Sheriff Chipp Bailey, who announced he wouldn’t seek re-election, was chief deputy before being tapped as sheriff. Before him, Jim Pendergraph was a deputy chief at the Charlotte-Mecklenburg Police Department.
Carmichael, who’s been endorsed by the two former sheriffs, said the office is run well and that a vote for him means good and efficient programs will continue. He started as a reserve with the Mecklenburg Sheriff’s Office in 1986.
As a reserve he was unpaid, but he reached the rank of captain. He’s a ninth-degree black belt in Shorinji Kempo, and the martial arts institute he owns was contracted to train deputies. He’s also taken special assignments transporting the county’s most dangerous criminals.
“I’ve been around the Sheriff’s Office for 28 years, coming up on 29 years that I’ve been in the office and seeing all the aspects of it,” Carmichael said last week at a church in South Charlotte, where he had just hosted a safety seminar.
“There is a great team that is already in place … and they’re going to be my resource to learning how to be the sheriff of Mecklenburg County.”
Hailey has been a police officer in Raleigh and served as an N.C. Highway Patrol trooper stationed in Mecklenburg and as a training coordinator. He recently retired as the head of public safety instruction at Central Piedmont Community College.
He said he has spent the months since winning the Republican primary telling voters he is an outsider with lots of law enforcement and organizational experience but with fresh ideas. He also said he’s been trying to reach out to the black and Hispanic communities.
“(Carmichael) is a part of the establishment, and I’m not,” Hailey said. “I’m going to bring a fresh perspective that hasn’t been there in probably over 20 years. Men and women (in the Sheriff’s Office) are tired of the status quo.”
In an interview during a campaign stop at a barbershop in east Charlotte, he spoke about his chief idea: opening satellite sheriff’s offices in the northern and southern parts of the county that would temporarily hold detainees.

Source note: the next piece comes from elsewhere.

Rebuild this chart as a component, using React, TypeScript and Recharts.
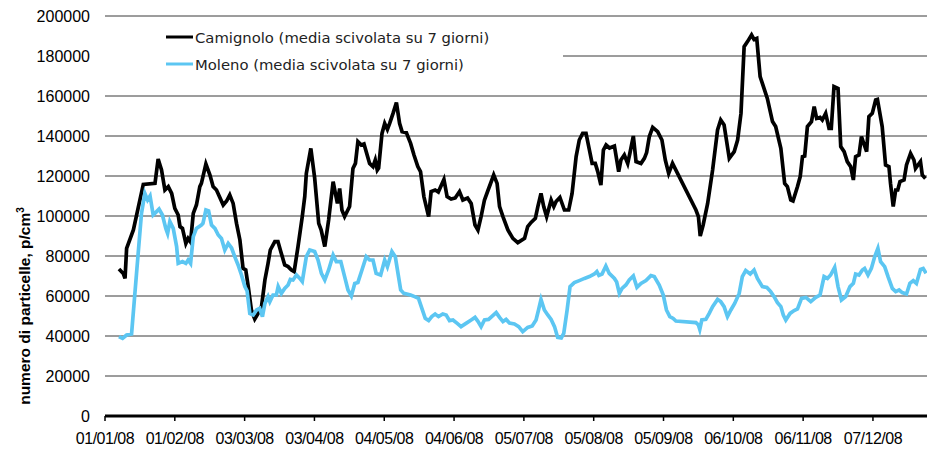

The move, Hailey said, means officers who make arrests far from the center city will have to spend less time carting prisoners to jail and can spend more time on the street. Prisoners would see a magistrate via video conference. Mecklenburg residents could also complete administrative tasks such as filing a restraining order.
“These smaller agencies don’t have that many people working for them, so if you take one (officer) out of the neighborhood, guess what, your neighborhood is now vulnerable,” Hailey said. “It’s also going to save the taxpayers a lot of money.”
Carmichael’s campaign has countered that the Mecklenburg municipalities outside of Charlotte make only 5 percent of the arrests. “It doesn’t make financial sense having a north and south arrest processing center,” Carmichael said.
Carmichael said he wants to make the Sheriff’s Office more visible and responsive to the community and to start an interfaith council to get advice and suggestions from faith leaders. And he wants the Sheriff’s Office to host quarterly town hall meetings. He wants to research whether reserve or regular deputies can serve as resource officers in elementary schools.
Carmichael has gotten several endorsements: former Charlotte Mayor Harvey Gantt, the Mecklenburg branch of the Fraternal Order of Police and former County Manager Harry Jones.
Hailey has been endorsed by the Charlotte-Mecklenburg Black Political Caucus and the president of the N.C. Troopers Association.